_SET TASK_: Write the data out again, character for character, with no images.
* * * * *
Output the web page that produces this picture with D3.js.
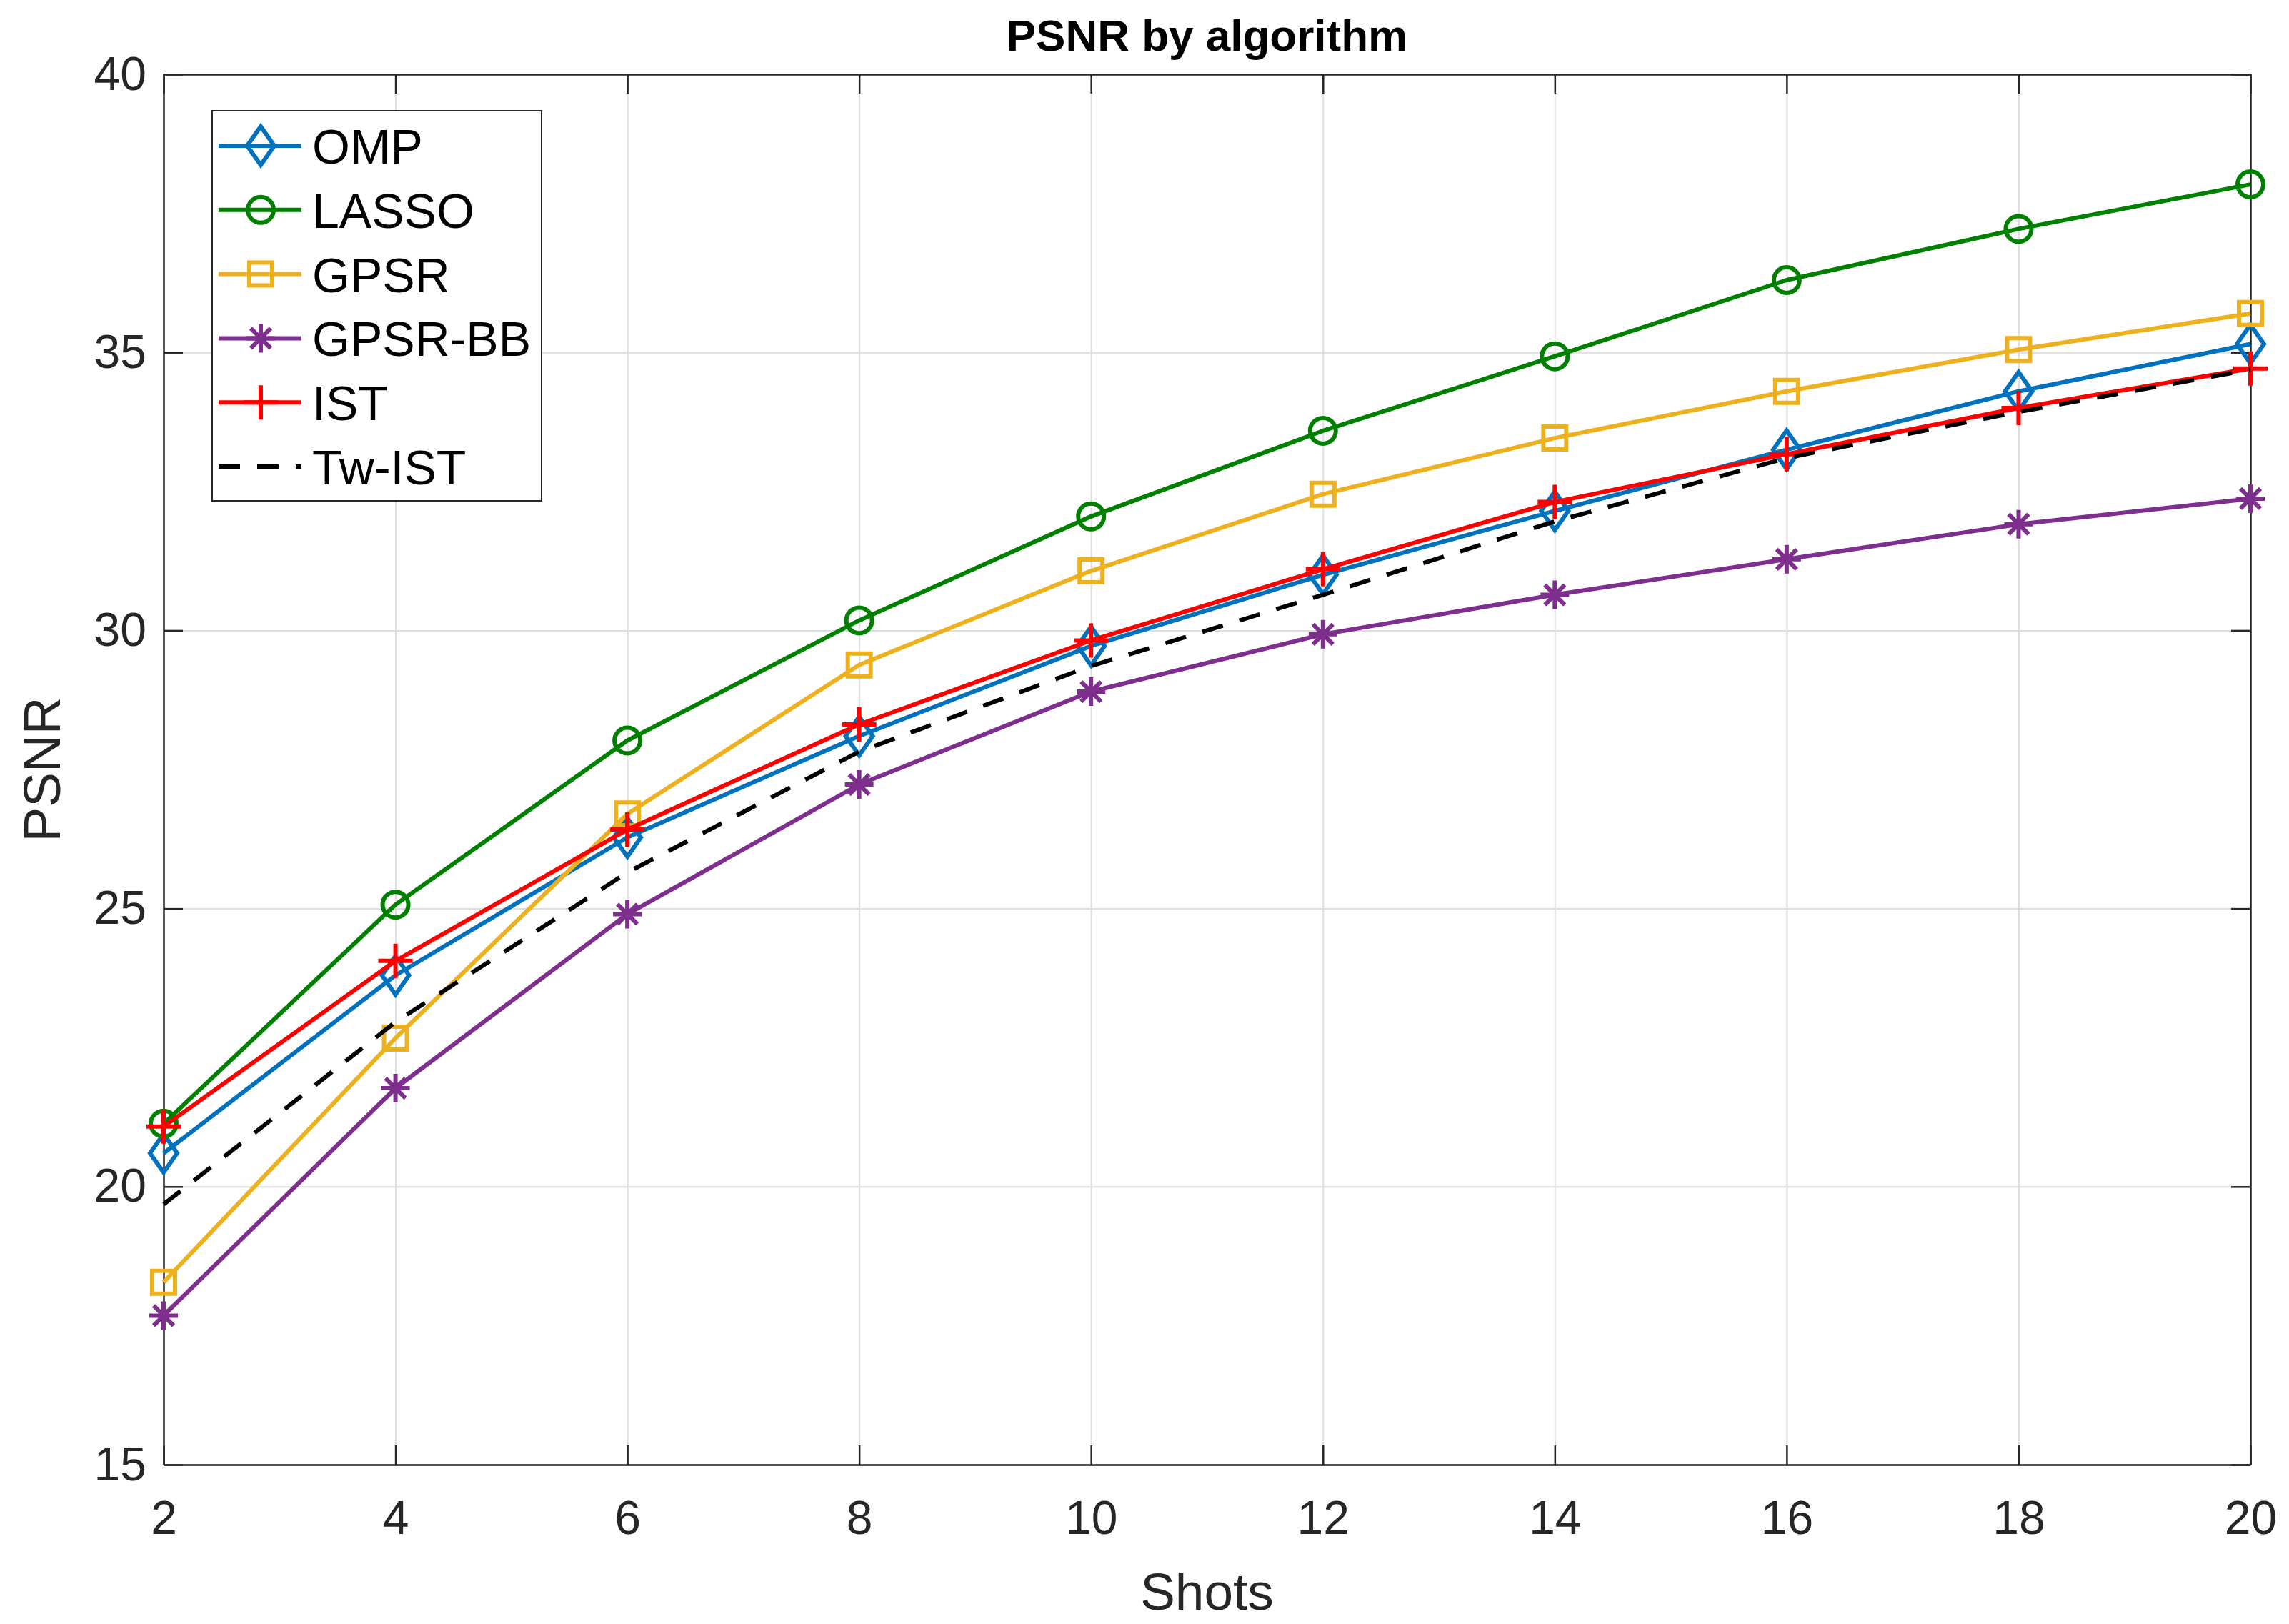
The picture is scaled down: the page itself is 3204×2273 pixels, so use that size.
<!DOCTYPE html>
<html>
<head>
<meta charset="utf-8">
<script src="https://cdn.jsdelivr.net/npm/d3@7"></script>
<style>
  body { margin: 0; background: #fff; }
  svg { display: block; font-family: "Liberation Sans", Arial, Helvetica, sans-serif; }
</style>
</head>
<body>
<svg id="chart"></svg>
<script>
// data
const shots = [2, 4, 6, 8, 10, 12, 14, 16, 18, 20];
const xTicks = [2, 4, 6, 8, 10, 12, 14, 16, 18, 20];
const yTicks = [15, 20, 25, 30, 35, 40];

const ompValues    = [20.60, 23.80, 26.28, 28.10, 29.72, 31.00, 32.15, 33.25, 34.30, 35.15];
const lassoValues  = [21.13, 25.07, 28.02, 30.18, 32.05, 33.59, 34.93, 36.30, 37.22, 38.02];
const gpsrValues   = [18.28, 22.67, 26.70, 29.38, 31.07, 32.45, 33.46, 34.30, 35.05, 35.70];
const gpsrBBValues = [17.68, 21.77, 24.90, 27.23, 28.90, 29.93, 30.64, 31.28, 31.91, 32.37];
const istValues    = [21.08, 24.06, 26.42, 28.31, 29.82, 31.10, 32.31, 33.17, 34.00, 34.71];
const twIstValues  = [19.68, 22.96, 25.65, 27.82, 29.36, 30.64, 31.96, 33.10, 33.93, 34.69];

const series = [
  { name: "OMP",     values: ompValues,    color: "#0072BD", marker: "diamond" },
  { name: "LASSO",   values: lassoValues,  color: "#008000", marker: "circle" },
  { name: "GPSR",    values: gpsrValues,   color: "#EDB120", marker: "square" },
  { name: "GPSR-BB", values: gpsrBBValues, color: "#7E2F8E", marker: "asterisk" },
  { name: "IST",     values: istValues,    color: "#FF0000", marker: "plus" },
  { name: "Tw-IST",  values: twIstValues,  color: "#000000", marker: "none", dash: "30,24" }
];

const width = 3204;
const height = 2273;
const margin = { top: 104, right: 54, bottom: 223, left: 229 };
const plotW = width - margin.left - margin.right;
const plotH = height - margin.top - margin.bottom;
const axisColor = "#262626";
const lineWidth = 6;

const svg = d3.select("#chart").attr("width", width).attr("height", height);
const g = svg.append("g").attr("transform", `translate(${margin.left},${margin.top})`);

const x = d3.scaleLinear().domain([2, 20]).range([0, plotW]);
const y = d3.scaleLinear().domain([15, 40]).range([plotH, 0]);

// grid lines
g.append("g")
  .attr("transform", `translate(0,${plotH})`)
  .call(d3.axisBottom(x).tickValues(xTicks).tickSize(-plotH).tickFormat(""))
  .call(s => s.select(".domain").remove())
  .call(s => s.selectAll("line").attr("stroke", "#dedede").attr("stroke-width", 2));
g.append("g")
  .call(d3.axisLeft(y).tickValues(yTicks).tickSize(-plotW).tickFormat(""))
  .call(s => s.select(".domain").remove())
  .call(s => s.selectAll("line").attr("stroke", "#dedede").attr("stroke-width", 2));

// axes box with inward ticks
function styleAxis(s) {
  s.select(".domain").attr("stroke", axisColor).attr("stroke-width", 2.5);
  s.selectAll(".tick line").attr("stroke", axisColor).attr("stroke-width", 2.5);
  s.selectAll(".tick text").attr("fill", axisColor).attr("font-size", 66);
}
g.append("g")
  .attr("transform", `translate(0,${plotH})`)
  .call(d3.axisBottom(x).tickValues(xTicks).tickSizeInner(-27).tickSizeOuter(0).tickPadding(50))
  .call(styleAxis);
g.append("g")
  .call(d3.axisTop(x).tickValues(xTicks).tickSizeInner(-27).tickSizeOuter(0).tickFormat(""))
  .call(styleAxis);
g.append("g")
  .call(d3.axisLeft(y).tickValues(yTicks).tickSizeInner(-27).tickSizeOuter(0).tickPadding(24))
  .call(styleAxis);
g.append("g")
  .attr("transform", `translate(${plotW},0)`)
  .call(d3.axisRight(y).tickValues(yTicks).tickSizeInner(-27).tickSizeOuter(0).tickFormat(""))
  .call(styleAxis);

// marker shapes, stroked like matlab markers
function markerPath(type) {
  const p = d3.path();
  if (type === "circle") {
    p.moveTo(18, 0);
    p.arc(0, 0, 18, 0, 2 * Math.PI);
  } else if (type === "square") {
    p.rect(-16, -16, 32, 32);
  } else if (type === "diamond") {
    p.moveTo(0, -27); p.lineTo(19, 0); p.lineTo(0, 27); p.lineTo(-19, 0); p.closePath();
  } else if (type === "plus") {
    p.moveTo(-24, 0); p.lineTo(24, 0);
    p.moveTo(0, -24); p.lineTo(0, 24);
  } else if (type === "asterisk") {
    const d = 14;
    p.moveTo(-20, 0); p.lineTo(20, 0);
    p.moveTo(0, -20); p.lineTo(0, 20);
    p.moveTo(-d, -d); p.lineTo(d, d);
    p.moveTo(-d, d); p.lineTo(d, -d);
  }
  return p.toString();
}

const line = d3.line()
  .x((d, i) => x(shots[i]))
  .y(d => y(d));

// draw series
series.forEach(s => {
  const grp = g.append("g");
  grp.append("path")
    .datum(s.values)
    .attr("d", line)
    .attr("fill", "none")
    .attr("stroke", s.color)
    .attr("stroke-width", lineWidth)
    .attr("stroke-linejoin", "round")
    .attr("stroke-dasharray", s.dash || null);

  if (s.marker !== "none") {
    grp.selectAll(".marker")
      .data(s.values)
      .enter().append("path")
      .attr("class", "marker")
      .attr("transform", (d, i) => `translate(${x(shots[i])},${y(d)})`)
      .attr("d", markerPath(s.marker))
      .attr("fill", "none")
      .attr("stroke", s.color)
      .attr("stroke-width", lineWidth);
  }
});

// legend
const legend = svg.append("g").attr("transform", "translate(297,155)");
legend.append("rect")
  .attr("width", 461).attr("height", 546)
  .attr("fill", "#fff")
  .attr("stroke", axisColor).attr("stroke-width", 2);

series.forEach((s, i) => {
  const cy = 49 + i * 89.8;
  legend.append("line")
    .attr("x1", 9).attr("x2", 125)
    .attr("y1", cy).attr("y2", cy)
    .attr("stroke", s.color).attr("stroke-width", lineWidth)
    .attr("stroke-dasharray", s.dash || null);
  if (s.marker !== "none") {
    legend.append("path")
      .attr("transform", `translate(68,${cy})`)
      .attr("d", markerPath(s.marker))
      .attr("fill", "none")
      .attr("stroke", s.color).attr("stroke-width", lineWidth);
  }
  legend.append("text")
    .attr("x", 140).attr("y", cy + 25)
    .attr("font-size", 68)
    .attr("fill", "#000")
    .text(s.name);
});

// title and axis labels
svg.append("text")
  .attr("x", margin.left + plotW / 2).attr("y", 71)
  .attr("text-anchor", "middle")
  .attr("font-size", 62).attr("font-weight", "bold")
  .attr("fill", "#000")
  .text("PSNR by algorithm");

svg.append("text")
  .attr("x", margin.left + plotW / 2).attr("y", 2253)
  .attr("text-anchor", "middle")
  .attr("font-size", 73)
  .attr("fill", axisColor)
  .text("Shots");

svg.append("text")
  .attr("transform", `translate(84,${margin.top + plotH / 2}) rotate(-90)`)
  .attr("text-anchor", "middle")
  .attr("font-size", 73)
  .attr("fill", axisColor)
  .text("PSNR");
</script>
</body>
</html>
* * * * *
_RESULT OF THIS EXERCISE_:
Output the web page that produces this picture with D3.js.
The picture is scaled down: the page itself is 3204×2273 pixels, so use that size.
<!DOCTYPE html>
<html>
<head>
<meta charset="utf-8">
<script src="https://cdn.jsdelivr.net/npm/d3@7"></script>
<style>
  body { margin: 0; background: #fff; }
  svg { display: block; font-family: "Liberation Sans", Arial, Helvetica, sans-serif; }
</style>
</head>
<body>
<svg id="chart"></svg>
<script>
// data
const shots = [2, 4, 6, 8, 10, 12, 14, 16, 18, 20];
const xTicks = [2, 4, 6, 8, 10, 12, 14, 16, 18, 20];
const yTicks = [15, 20, 25, 30, 35, 40];

const ompValues    = [20.60, 23.80, 26.28, 28.10, 29.72, 31.00, 32.15, 33.25, 34.30, 35.15];
const lassoValues  = [21.13, 25.07, 28.02, 30.18, 32.05, 33.59, 34.93, 36.30, 37.22, 38.02];
const gpsrValues   = [18.28, 22.67, 26.70, 29.38, 31.07, 32.45, 33.46, 34.30, 35.05, 35.70];
const gpsrBBValues = [17.68, 21.77, 24.90, 27.23, 28.90, 29.93, 30.64, 31.28, 31.91, 32.37];
const istValues    = [21.08, 24.06, 26.42, 28.31, 29.82, 31.10, 32.31, 33.17, 34.00, 34.71];
const twIstValues  = [19.68, 22.96, 25.65, 27.82, 29.36, 30.64, 31.96, 33.10, 33.93, 34.69];

const series = [
  { name: "OMP",     values: ompValues,    color: "#0072BD", marker: "diamond" },
  { name: "LASSO",   values: lassoValues,  color: "#008000", marker: "circle" },
  { name: "GPSR",    values: gpsrValues,   color: "#EDB120", marker: "square" },
  { name: "GPSR-BB", values: gpsrBBValues, color: "#7E2F8E", marker: "asterisk" },
  { name: "IST",     values: istValues,    color: "#FF0000", marker: "plus" },
  { name: "Tw-IST",  values: twIstValues,  color: "#000000", marker: "none", dash: "30,24" }
];

const width = 3204;
const height = 2273;
const margin = { top: 104, right: 54, bottom: 223, left: 229 };
const plotW = width - margin.left - margin.right;
const plotH = height - margin.top - margin.bottom;
const axisColor = "#262626";
const lineWidth = 6;

const svg = d3.select("#chart").attr("width", width).attr("height", height);
const g = svg.append("g").attr("transform", `translate(${margin.left},${margin.top})`);

const x = d3.scaleLinear().domain([2, 20]).range([0, plotW]);
const y = d3.scaleLinear().domain([15, 40]).range([plotH, 0]);

// grid lines
g.append("g")
  .attr("transform", `translate(0,${plotH})`)
  .call(d3.axisBottom(x).tickValues(xTicks).tickSize(-plotH).tickFormat(""))
  .call(s => s.select(".domain").remove())
  .call(s => s.selectAll("line").attr("stroke", "#dedede").attr("stroke-width", 2));
g.append("g")
  .call(d3.axisLeft(y).tickValues(yTicks).tickSize(-plotW).tickFormat(""))
  .call(s => s.select(".domain").remove())
  .call(s => s.selectAll("line").attr("stroke", "#dedede").attr("stroke-width", 2));

// axes box with inward ticks
function styleAxis(s) {
  s.select(".domain").attr("stroke", axisColor).attr("stroke-width", 2.5);
  s.selectAll(".tick line").attr("stroke", axisColor).attr("stroke-width", 2.5);
  s.selectAll(".tick text").attr("fill", axisColor).attr("font-size", 66);
}
g.append("g")
  .attr("transform", `translate(0,${plotH})`)
  .call(d3.axisBottom(x).tickValues(xTicks).tickSizeInner(-27).tickSizeOuter(0).tickPadding(50))
  .call(styleAxis);
g.append("g")
  .call(d3.axisTop(x).tickValues(xTicks).tickSizeInner(-27).tickSizeOuter(0).tickFormat(""))
  .call(styleAxis);
g.append("g")
  .call(d3.axisLeft(y).tickValues(yTicks).tickSizeInner(-27).tickSizeOuter(0).tickPadding(24))
  .call(styleAxis);
g.append("g")
  .attr("transform", `translate(${plotW},0)`)
  .call(d3.axisRight(y).tickValues(yTicks).tickSizeInner(-27).tickSizeOuter(0).tickFormat(""))
  .call(styleAxis);

// marker shapes, stroked like matlab markers
function markerPath(type) {
  const p = d3.path();
  if (type === "circle") {
    p.moveTo(18, 0);
    p.arc(0, 0, 18, 0, 2 * Math.PI);
  } else if (type === "square") {
    p.rect(-16, -16, 32, 32);
  } else if (type === "diamond") {
    p.moveTo(0, -27); p.lineTo(19, 0); p.lineTo(0, 27); p.lineTo(-19, 0); p.closePath();
  } else if (type === "plus") {
    p.moveTo(-24, 0); p.lineTo(24, 0);
    p.moveTo(0, -24); p.lineTo(0, 24);
  } else if (type === "asterisk") {
    const d = 14;
    p.moveTo(-20, 0); p.lineTo(20, 0);
    p.moveTo(0, -20); p.lineTo(0, 20);
    p.moveTo(-d, -d); p.lineTo(d, d);
    p.moveTo(-d, d); p.lineTo(d, -d);
  }
  return p.toString();
}

const line = d3.line()
  .x((d, i) => x(shots[i]))
  .y(d => y(d));

// draw series
series.forEach(s => {
  const grp = g.append("g");
  grp.append("path")
    .datum(s.values)
    .attr("d", line)
    .attr("fill", "none")
    .attr("stroke", s.color)
    .attr("stroke-width", lineWidth)
    .attr("stroke-linejoin", "round")
    .attr("stroke-dasharray", s.dash || null);

  if (s.marker !== "none") {
    grp.selectAll(".marker")
      .data(s.values)
      .enter().append("path")
      .attr("class", "marker")
      .attr("transform", (d, i) => `translate(${x(shots[i])},${y(d)})`)
      .attr("d", markerPath(s.marker))
      .attr("fill", "none")
      .attr("stroke", s.color)
      .attr("stroke-width", lineWidth);
  }
});

// legend
const legend = svg.append("g").attr("transform", "translate(297,155)");
legend.append("rect")
  .attr("width", 461).attr("height", 546)
  .attr("fill", "#fff")
  .attr("stroke", axisColor).attr("stroke-width", 2);

series.forEach((s, i) => {
  const cy = 49 + i * 89.8;
  legend.append("line")
    .attr("x1", 9).attr("x2", 125)
    .attr("y1", cy).attr("y2", cy)
    .attr("stroke", s.color).attr("stroke-width", lineWidth)
    .attr("stroke-dasharray", s.dash || null);
  if (s.marker !== "none") {
    legend.append("path")
      .attr("transform", `translate(68,${cy})`)
      .attr("d", markerPath(s.marker))
      .attr("fill", "none")
      .attr("stroke", s.color).attr("stroke-width", lineWidth);
  }
  legend.append("text")
    .attr("x", 140).attr("y", cy + 25)
    .attr("font-size", 68)
    .attr("fill", "#000")
    .text(s.name);
});

// title and axis labels
svg.append("text")
  .attr("x", margin.left + plotW / 2).attr("y", 71)
  .attr("text-anchor", "middle")
  .attr("font-size", 62).attr("font-weight", "bold")
  .attr("fill", "#000")
  .text("PSNR by algorithm");

svg.append("text")
  .attr("x", margin.left + plotW / 2).attr("y", 2253)
  .attr("text-anchor", "middle")
  .attr("font-size", 73)
  .attr("fill", axisColor)
  .text("Shots");

svg.append("text")
  .attr("transform", `translate(84,${margin.top + plotH / 2}) rotate(-90)`)
  .attr("text-anchor", "middle")
  .attr("font-size", 73)
  .attr("fill", axisColor)
  .text("PSNR");
</script>
</body>
</html>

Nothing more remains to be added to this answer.